Source data:
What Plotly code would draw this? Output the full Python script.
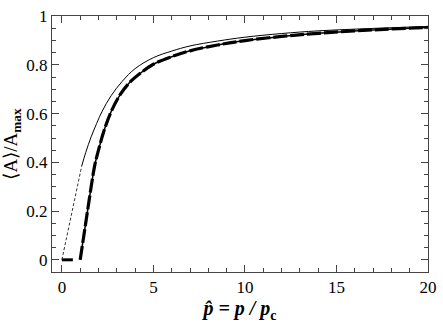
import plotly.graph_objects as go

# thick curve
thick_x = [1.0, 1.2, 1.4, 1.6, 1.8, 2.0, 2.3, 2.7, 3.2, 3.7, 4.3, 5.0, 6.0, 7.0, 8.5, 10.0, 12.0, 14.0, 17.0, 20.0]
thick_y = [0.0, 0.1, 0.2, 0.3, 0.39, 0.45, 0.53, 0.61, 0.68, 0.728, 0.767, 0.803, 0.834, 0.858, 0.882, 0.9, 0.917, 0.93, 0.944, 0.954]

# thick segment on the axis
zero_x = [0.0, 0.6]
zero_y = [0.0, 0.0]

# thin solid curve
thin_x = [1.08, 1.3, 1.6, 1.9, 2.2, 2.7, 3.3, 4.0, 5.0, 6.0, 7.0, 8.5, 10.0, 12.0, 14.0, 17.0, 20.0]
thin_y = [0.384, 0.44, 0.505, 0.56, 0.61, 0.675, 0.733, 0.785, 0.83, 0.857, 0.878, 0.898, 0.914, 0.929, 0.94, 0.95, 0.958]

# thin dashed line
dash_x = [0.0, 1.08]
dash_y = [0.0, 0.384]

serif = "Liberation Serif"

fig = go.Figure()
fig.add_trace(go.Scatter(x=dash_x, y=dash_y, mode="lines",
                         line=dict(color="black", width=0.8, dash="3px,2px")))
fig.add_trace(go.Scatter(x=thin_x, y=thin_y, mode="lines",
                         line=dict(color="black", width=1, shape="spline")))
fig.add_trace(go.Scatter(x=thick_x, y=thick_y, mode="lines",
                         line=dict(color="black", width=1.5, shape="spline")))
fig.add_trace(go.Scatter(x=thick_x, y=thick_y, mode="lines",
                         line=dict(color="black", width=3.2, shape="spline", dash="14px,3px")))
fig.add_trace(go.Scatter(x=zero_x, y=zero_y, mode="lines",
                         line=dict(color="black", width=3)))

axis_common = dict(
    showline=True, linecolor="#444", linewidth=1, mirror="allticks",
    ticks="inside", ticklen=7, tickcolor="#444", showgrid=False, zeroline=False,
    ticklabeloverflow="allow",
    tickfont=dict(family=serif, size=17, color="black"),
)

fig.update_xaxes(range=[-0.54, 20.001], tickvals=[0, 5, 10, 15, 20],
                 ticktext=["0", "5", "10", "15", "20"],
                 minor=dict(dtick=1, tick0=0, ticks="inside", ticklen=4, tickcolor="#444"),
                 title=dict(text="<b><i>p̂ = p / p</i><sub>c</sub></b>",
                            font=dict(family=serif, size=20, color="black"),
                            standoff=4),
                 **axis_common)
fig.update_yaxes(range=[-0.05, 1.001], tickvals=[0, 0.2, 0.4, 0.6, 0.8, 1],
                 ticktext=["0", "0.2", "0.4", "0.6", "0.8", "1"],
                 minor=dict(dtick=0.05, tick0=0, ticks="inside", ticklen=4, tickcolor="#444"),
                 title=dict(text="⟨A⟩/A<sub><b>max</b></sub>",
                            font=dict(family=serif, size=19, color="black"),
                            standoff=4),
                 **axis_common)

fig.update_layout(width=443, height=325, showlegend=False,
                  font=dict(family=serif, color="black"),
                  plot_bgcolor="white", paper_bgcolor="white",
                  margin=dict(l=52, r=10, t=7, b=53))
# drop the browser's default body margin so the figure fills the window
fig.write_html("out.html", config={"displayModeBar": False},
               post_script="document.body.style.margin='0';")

Directive:
Copy each line exactly, and leave the pictures out of your copy.

Answer in full:
What Plotly code would draw this? Output the full Python script.
import plotly.graph_objects as go

# thick curve
thick_x = [1.0, 1.2, 1.4, 1.6, 1.8, 2.0, 2.3, 2.7, 3.2, 3.7, 4.3, 5.0, 6.0, 7.0, 8.5, 10.0, 12.0, 14.0, 17.0, 20.0]
thick_y = [0.0, 0.1, 0.2, 0.3, 0.39, 0.45, 0.53, 0.61, 0.68, 0.728, 0.767, 0.803, 0.834, 0.858, 0.882, 0.9, 0.917, 0.93, 0.944, 0.954]

# thick segment on the axis
zero_x = [0.0, 0.6]
zero_y = [0.0, 0.0]

# thin solid curve
thin_x = [1.08, 1.3, 1.6, 1.9, 2.2, 2.7, 3.3, 4.0, 5.0, 6.0, 7.0, 8.5, 10.0, 12.0, 14.0, 17.0, 20.0]
thin_y = [0.384, 0.44, 0.505, 0.56, 0.61, 0.675, 0.733, 0.785, 0.83, 0.857, 0.878, 0.898, 0.914, 0.929, 0.94, 0.95, 0.958]

# thin dashed line
dash_x = [0.0, 1.08]
dash_y = [0.0, 0.384]

serif = "Liberation Serif"

fig = go.Figure()
fig.add_trace(go.Scatter(x=dash_x, y=dash_y, mode="lines",
                         line=dict(color="black", width=0.8, dash="3px,2px")))
fig.add_trace(go.Scatter(x=thin_x, y=thin_y, mode="lines",
                         line=dict(color="black", width=1, shape="spline")))
fig.add_trace(go.Scatter(x=thick_x, y=thick_y, mode="lines",
                         line=dict(color="black", width=1.5, shape="spline")))
fig.add_trace(go.Scatter(x=thick_x, y=thick_y, mode="lines",
                         line=dict(color="black", width=3.2, shape="spline", dash="14px,3px")))
fig.add_trace(go.Scatter(x=zero_x, y=zero_y, mode="lines",
                         line=dict(color="black", width=3)))

axis_common = dict(
    showline=True, linecolor="#444", linewidth=1, mirror="allticks",
    ticks="inside", ticklen=7, tickcolor="#444", showgrid=False, zeroline=False,
    ticklabeloverflow="allow",
    tickfont=dict(family=serif, size=17, color="black"),
)

fig.update_xaxes(range=[-0.54, 20.001], tickvals=[0, 5, 10, 15, 20],
                 ticktext=["0", "5", "10", "15", "20"],
                 minor=dict(dtick=1, tick0=0, ticks="inside", ticklen=4, tickcolor="#444"),
                 title=dict(text="<b><i>p̂ = p / p</i><sub>c</sub></b>",
                            font=dict(family=serif, size=20, color="black"),
                            standoff=4),
                 **axis_common)
fig.update_yaxes(range=[-0.05, 1.001], tickvals=[0, 0.2, 0.4, 0.6, 0.8, 1],
                 ticktext=["0", "0.2", "0.4", "0.6", "0.8", "1"],
                 minor=dict(dtick=0.05, tick0=0, ticks="inside", ticklen=4, tickcolor="#444"),
                 title=dict(text="⟨A⟩/A<sub><b>max</b></sub>",
                            font=dict(family=serif, size=19, color="black"),
                            standoff=4),
                 **axis_common)

fig.update_layout(width=443, height=325, showlegend=False,
                  font=dict(family=serif, color="black"),
                  plot_bgcolor="white", paper_bgcolor="white",
                  margin=dict(l=52, r=10, t=7, b=53))
# drop the browser's default body margin so the figure fills the window
fig.write_html("out.html", config={"displayModeBar": False},
               post_script="document.body.style.margin='0';")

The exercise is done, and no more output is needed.